Marine aviation personnel were largely equipped from US Navy supply sources.
During the 'Shufly' period helicopter pilots wore Navy tan flying coveralls and a jet pilots' flight helmet adapted for use with the helicopter's internal communications. In 1967 the Corps introduced the CS-FRP-1 Coveralls, Flying, Summer, Fire-Resistant, Poly amide especially for helicopter aircrews. The fabric used was Nomex, a new polyamide fibre which was permanently fire-resistant (the old cotton coveralls had to be re-treated after several washes). Sleeves were intended to be worn down, thus maximizing fire protection, though this was often ignored as the new fabric was felt by some to be hot and uncomfortable. The coveralls featured a neck-to-crotch zip fastener, and could be adjusted around the waist by two Velcro tightening tabs. A series of pockets on chest and thighs closed with concealed zip fasteners. As was common to most flightsuits, a pocket sewn to the inside left thigh contained a tightly folded emergency air marker panel of high visibility orange silk. A leather patch is attached to a Velcro strip on the left chest, bearing the individual's name and rank and the wings of a Navy/Marine aviator.

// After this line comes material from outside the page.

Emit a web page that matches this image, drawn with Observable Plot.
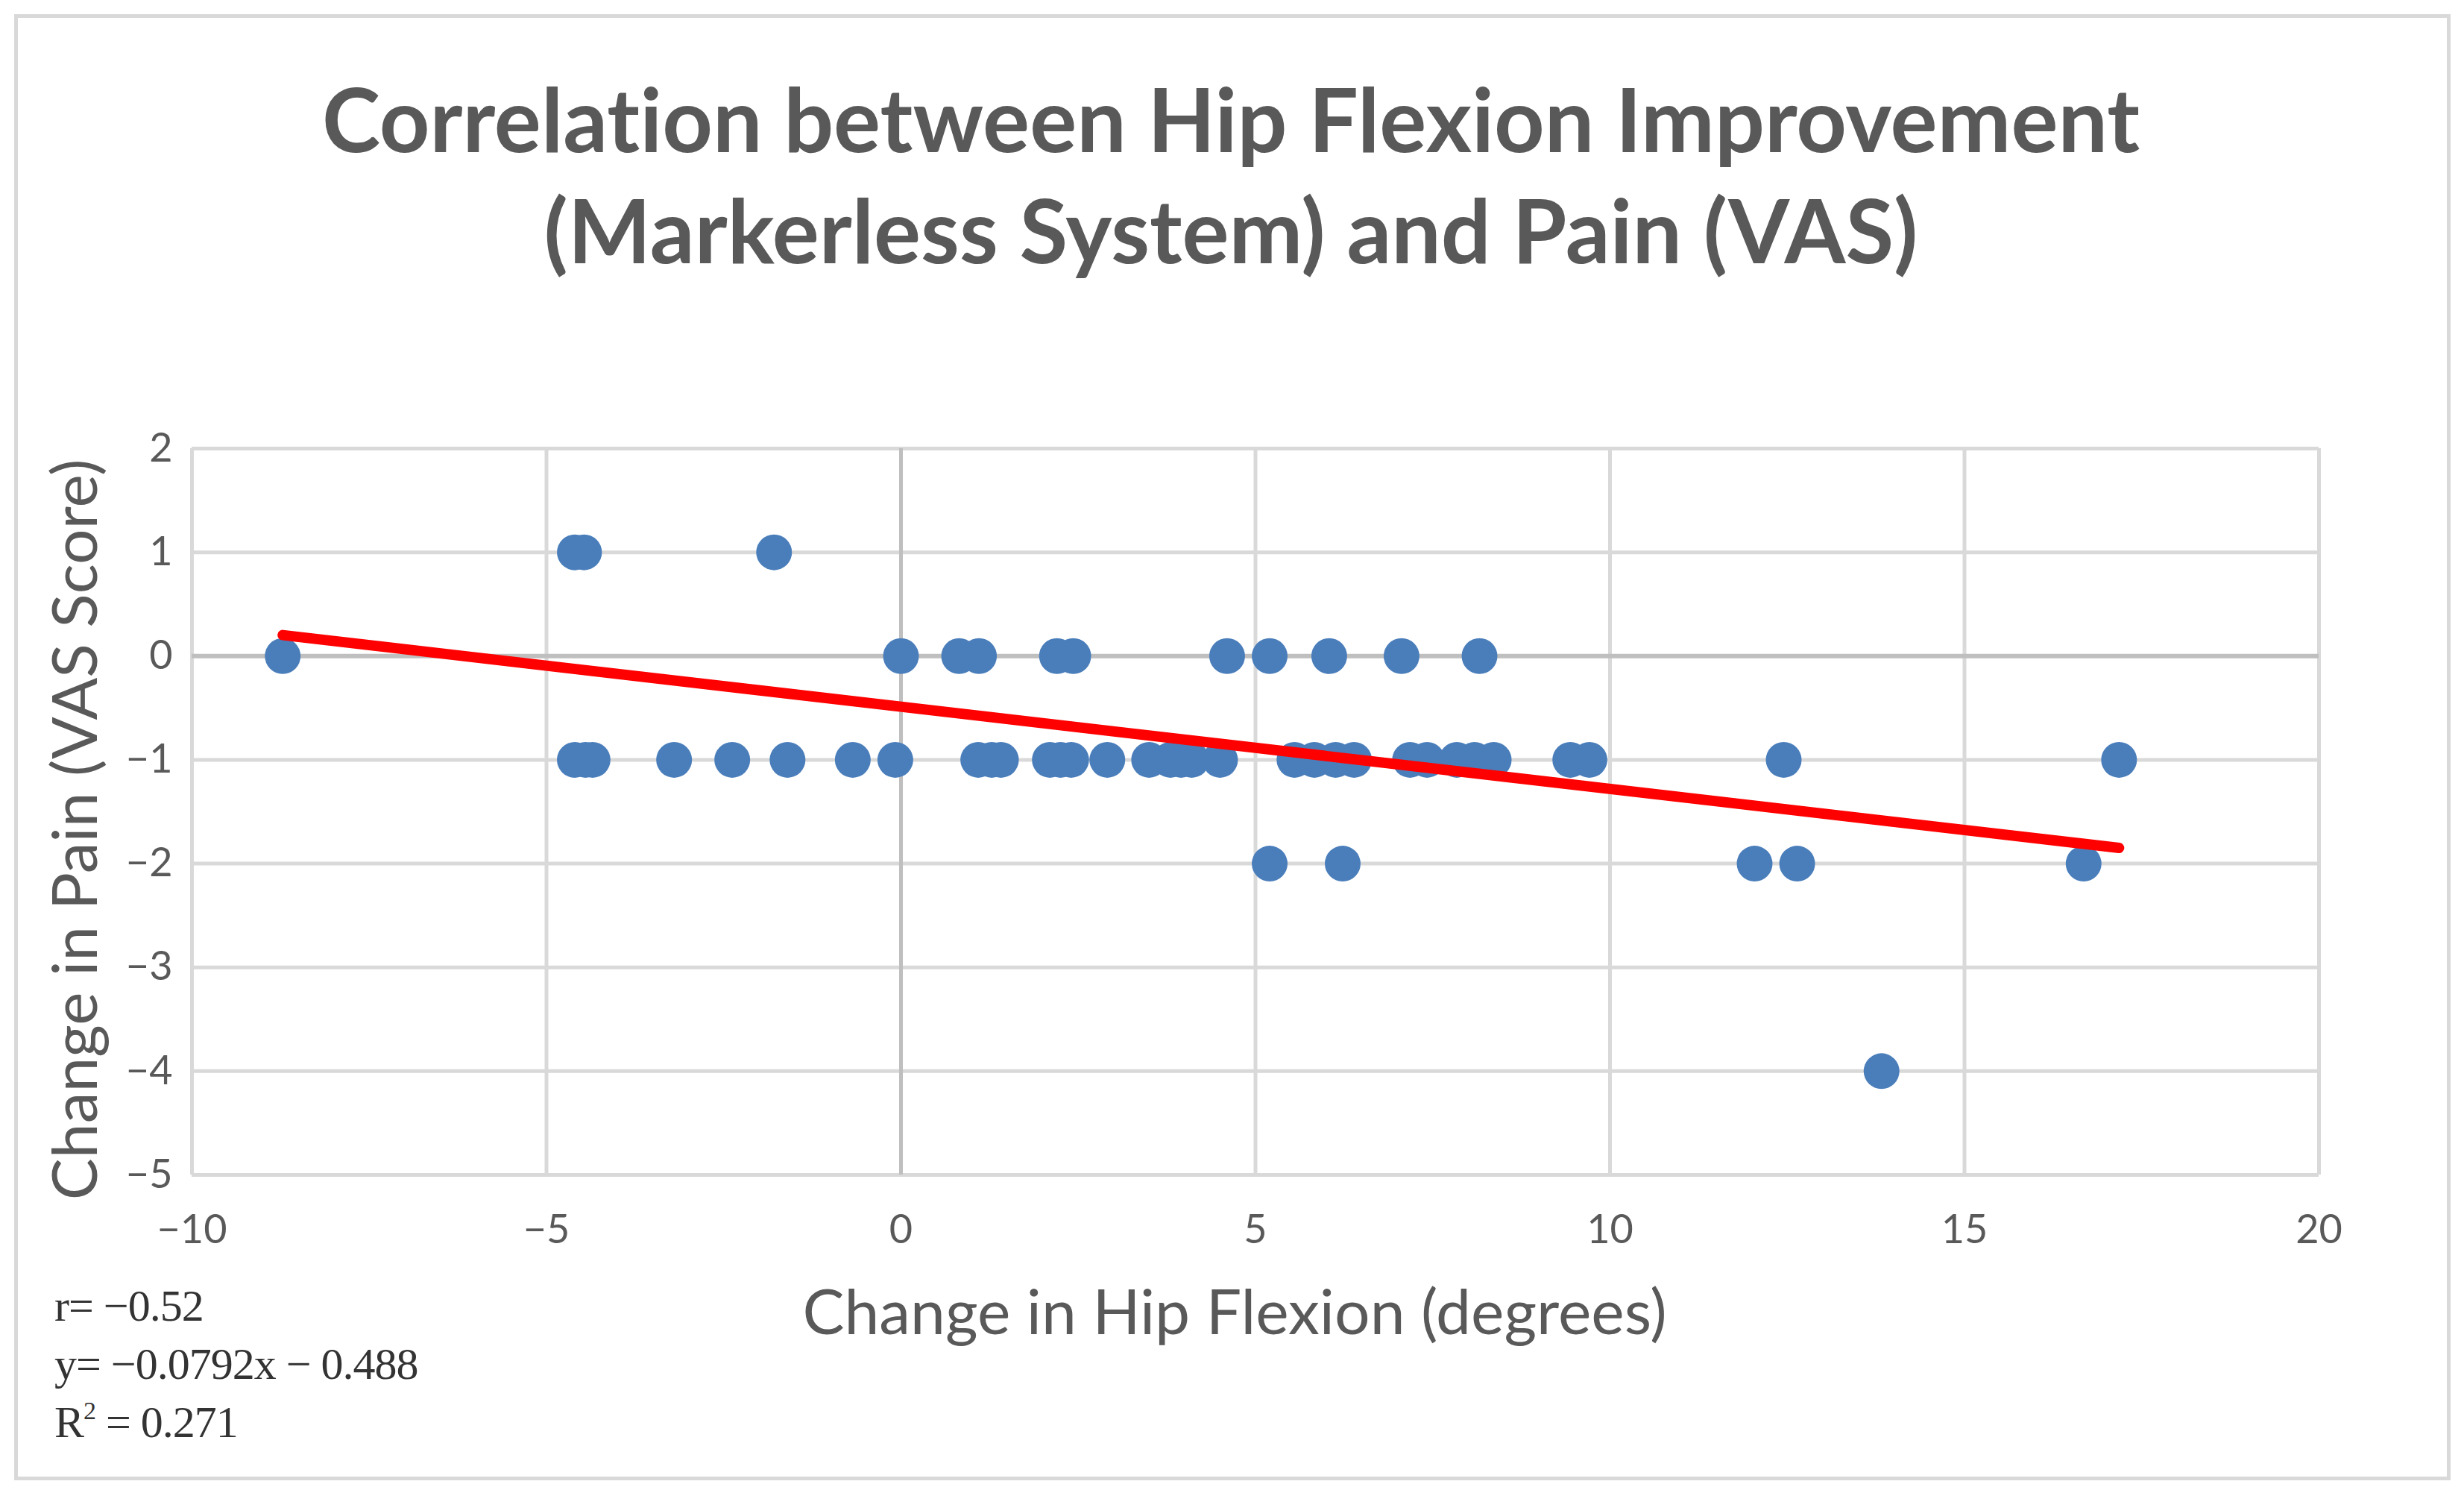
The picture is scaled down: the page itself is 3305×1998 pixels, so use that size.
<!DOCTYPE html>
<html>
<head>
<meta charset="utf-8">
<script src="https://cdn.jsdelivr.net/npm/d3@7"></script>
<script src="https://cdn.jsdelivr.net/npm/@observablehq/plot@0.6"></script>
<style>
  html, body { margin: 0; padding: 0; background: #ffffff; }
  #wrap { position: relative; width: 3305px; height: 1998px; background: #ffffff; overflow: hidden; }
  #border { position: absolute; left: 19px; top: 19px; width: 3258px; height: 1956px; border: 5px solid #d9d9d9; }
  #title { position: absolute; left: 0; top: 84px; width: 3302px; text-align: center;
           font-family: Lato, sans-serif; font-weight: 700; font-size: 118px; line-height: 149px; color: #595959;
           font-variant-ligatures: none; font-feature-settings: "liga" 0; }
  #chart { position: absolute; left: 0; top: 420px; }
  #chart svg text { font-variant-ligatures: none; }
  #stats { position: absolute; left: 73px; top: 1712px; font-family: "Liberation Serif", serif;
           font-size: 60px; line-height: 78px; color: #333333; letter-spacing: -1px; }
  #stats sup { font-size: 34px; vertical-align: 0; position: relative; top: -24px; }
</style>
</head>
<body>
<div id="wrap">
  <div id="border"></div>
  <div id="title"></div>
  <div id="chart"></div>
  <div id="stats"></div>
</div>
<script>
// ---- Data ----
const titleLines = ["Correlation between Hip Flexion Improvement", "(Markerless System) and Pain (VAS)"];
const xLabel = "Change in Hip Flexion (degrees)";
const yLabel = "Change in Pain (VAS Score)";
const xTicks = [-10, -5, 0, 5, 10, 15, 20];
const yTicks = [2, 1, 0, -1, -2, -3, -4, -5];

// change in hip flexion (degrees) for each patient
const hipFlexionChange = [
  // VAS +1
  -4.6, -4.47, -1.79,
  // VAS 0
  -8.72, 0.0, 0.82, 1.10, 2.20, 2.43, 4.60, 5.20, 6.04, 7.06, 8.16,
  // VAS -1
  -4.6, -4.45, -4.35, -3.2, -2.38, -1.6, -0.68, -0.08, 1.09, 1.28, 1.41, 2.1, 2.25, 2.4, 2.91,
  3.5, 3.8, 3.95, 4.1, 4.5, 5.55, 5.83, 6.13, 6.39, 7.18, 7.42, 7.84, 8.09, 8.36, 9.44, 9.71,
  12.45, 17.18,
  // VAS -2
  5.2, 6.23, 12.04, 12.64, 16.68,
  // VAS -4
  13.83
];
// change in pain (VAS score), same order
const painChange = [
  1, 1, 1,
  0, 0, 0, 0, 0, 0, 0, 0, 0, 0, 0,
  -1, -1, -1, -1, -1, -1, -1, -1, -1, -1, -1, -1, -1, -1, -1,
  -1, -1, -1, -1, -1, -1, -1, -1, -1, -1, -1, -1, -1, -1, -1, -1,
  -1, -1,
  -2, -2, -2, -2, -2,
  -4
];
// reported regression statistics
const statR = "−0.52";
const statSlope = -0.0792;
const statIntercept = -0.488;
const statR2 = "0.271";

// ---- Build tables ----
const points = hipFlexionChange.map((x, i) => ({x, y: painChange[i]}));
const xExtent = d3.extent(hipFlexionChange);
const trend = xExtent.map(x => ({x, y: statSlope * x + statIntercept}));
const fmt = d => (d < 0 ? "−" + Math.abs(d) : String(d));

// ---- Title & stats ----
document.getElementById("title").innerHTML = titleLines.join("<br>");
document.getElementById("stats").innerHTML =
  `r= ${statR}<br>y= −${Math.abs(statSlope)}x − ${Math.abs(statIntercept)}<br>R<sup>2</sup> = ${statR2}`;

// ---- Chart ----
const W = 3305, H = 1578;
const chart = Plot.plot({
  width: W,
  height: H,
  marginLeft: 257,
  marginRight: 195,
  marginTop: 181,
  marginBottom: 423,
  style: {fontFamily: "Lato, sans-serif", background: "transparent", overflow: "visible"},
  x: {domain: [-10, 20]},
  y: {domain: [-5, 2]},
  marks: [
    Plot.ruleX(xTicks.filter(d => d !== 0), {stroke: "#d9d9d9", strokeWidth: 5}),
    Plot.ruleY(yTicks.filter(d => d !== 0), {stroke: "#d9d9d9", strokeWidth: 5}),
    Plot.ruleX(xTicks.filter(d => d === 0), {stroke: "#bfbfbf", strokeWidth: 5}),
    Plot.ruleY(yTicks.filter(d => d === 0), {stroke: "#bfbfbf", strokeWidth: 6}),
    Plot.axisX({ticks: xTicks, tickFormat: fmt, tickSize: 0, tickPadding: 53, fontSize: 54, fill: "#595959", label: null}),
    Plot.axisY({ticks: yTicks, tickFormat: fmt, tickSize: 0, tickPadding: 26, fontSize: 54, fill: "#595959", label: null}),
    Plot.dot(points, {x: "x", y: "y", r: 24, fill: "#4a7ebb", stroke: "none"}),
    Plot.line(trend, {x: "x", y: "y", stroke: "#ff0000", strokeWidth: 14, strokeLinecap: "round"}),
    Plot.text([xLabel], {text: d => d, frameAnchor: "bottom", dx: -28, dy: 187, fontSize: 84,
      fill: "#595959", textAnchor: "middle", lineAnchor: "middle"}),
    Plot.text([yLabel], {text: d => d, frameAnchor: "left", rotate: -90, dx: -154, dy: 24, fontSize: 84,
      fill: "#595959", textAnchor: "middle", lineAnchor: "middle"})
  ]
});
document.getElementById("chart").appendChild(chart);
</script>
</body>
</html>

On the Marine Corps utility cap is affixed Captain's rank insignia. Unlike the US Army, all Marine Corps pilots were commissioned officers. The M1956 belt has been modified with additional cartridge loops holding rounds for the .45 cal. auto pistol carried for personal protection. A K-Bar knife is also worn on the belt as a survival aid.
The lace-in zip closures of the tropical combat boots were a typical affectation of aircrews.